### Problem requirements
Only a number is required: how many lines of the material contain the word "that"?

### Recorded data

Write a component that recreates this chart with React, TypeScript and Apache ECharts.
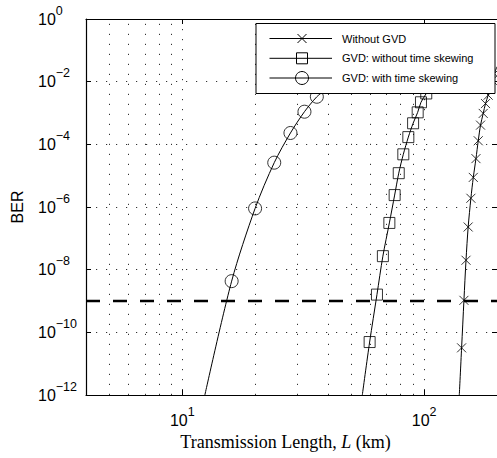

==

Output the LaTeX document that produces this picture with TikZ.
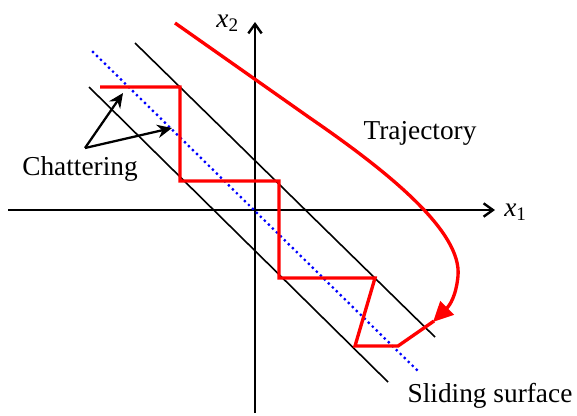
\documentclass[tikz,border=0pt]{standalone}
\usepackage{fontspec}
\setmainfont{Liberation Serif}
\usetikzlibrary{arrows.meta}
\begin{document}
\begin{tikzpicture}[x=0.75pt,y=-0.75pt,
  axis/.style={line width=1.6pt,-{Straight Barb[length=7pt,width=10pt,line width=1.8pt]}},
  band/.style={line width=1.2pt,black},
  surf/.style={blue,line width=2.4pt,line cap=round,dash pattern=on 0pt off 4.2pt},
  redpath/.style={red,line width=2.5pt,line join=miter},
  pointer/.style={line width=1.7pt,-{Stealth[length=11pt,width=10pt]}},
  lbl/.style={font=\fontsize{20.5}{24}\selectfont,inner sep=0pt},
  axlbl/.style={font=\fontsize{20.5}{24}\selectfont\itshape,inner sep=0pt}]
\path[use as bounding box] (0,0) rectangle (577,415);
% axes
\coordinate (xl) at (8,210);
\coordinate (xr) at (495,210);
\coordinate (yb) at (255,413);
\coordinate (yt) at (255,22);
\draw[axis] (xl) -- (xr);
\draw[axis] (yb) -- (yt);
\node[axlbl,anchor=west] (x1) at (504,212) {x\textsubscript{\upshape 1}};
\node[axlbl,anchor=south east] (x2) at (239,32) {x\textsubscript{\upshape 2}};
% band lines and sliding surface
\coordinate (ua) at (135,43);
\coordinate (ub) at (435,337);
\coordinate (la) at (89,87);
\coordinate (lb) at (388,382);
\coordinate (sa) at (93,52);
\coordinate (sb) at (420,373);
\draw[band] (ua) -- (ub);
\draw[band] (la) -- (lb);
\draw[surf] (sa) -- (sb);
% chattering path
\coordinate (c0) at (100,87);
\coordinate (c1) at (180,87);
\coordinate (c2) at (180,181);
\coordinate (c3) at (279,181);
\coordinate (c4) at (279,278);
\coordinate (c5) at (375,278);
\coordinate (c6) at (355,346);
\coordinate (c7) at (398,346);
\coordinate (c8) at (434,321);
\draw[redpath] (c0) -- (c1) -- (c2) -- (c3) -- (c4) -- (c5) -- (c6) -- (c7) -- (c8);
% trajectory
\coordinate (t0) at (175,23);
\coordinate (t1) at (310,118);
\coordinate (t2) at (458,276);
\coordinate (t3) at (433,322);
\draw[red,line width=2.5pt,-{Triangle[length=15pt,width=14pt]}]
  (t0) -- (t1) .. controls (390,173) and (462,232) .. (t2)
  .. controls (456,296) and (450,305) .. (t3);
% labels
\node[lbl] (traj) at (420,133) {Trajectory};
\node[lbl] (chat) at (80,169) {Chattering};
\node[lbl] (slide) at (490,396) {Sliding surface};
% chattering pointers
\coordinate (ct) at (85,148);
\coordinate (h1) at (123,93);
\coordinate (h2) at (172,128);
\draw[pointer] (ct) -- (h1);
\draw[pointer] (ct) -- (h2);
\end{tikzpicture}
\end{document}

### Response to the exercise
2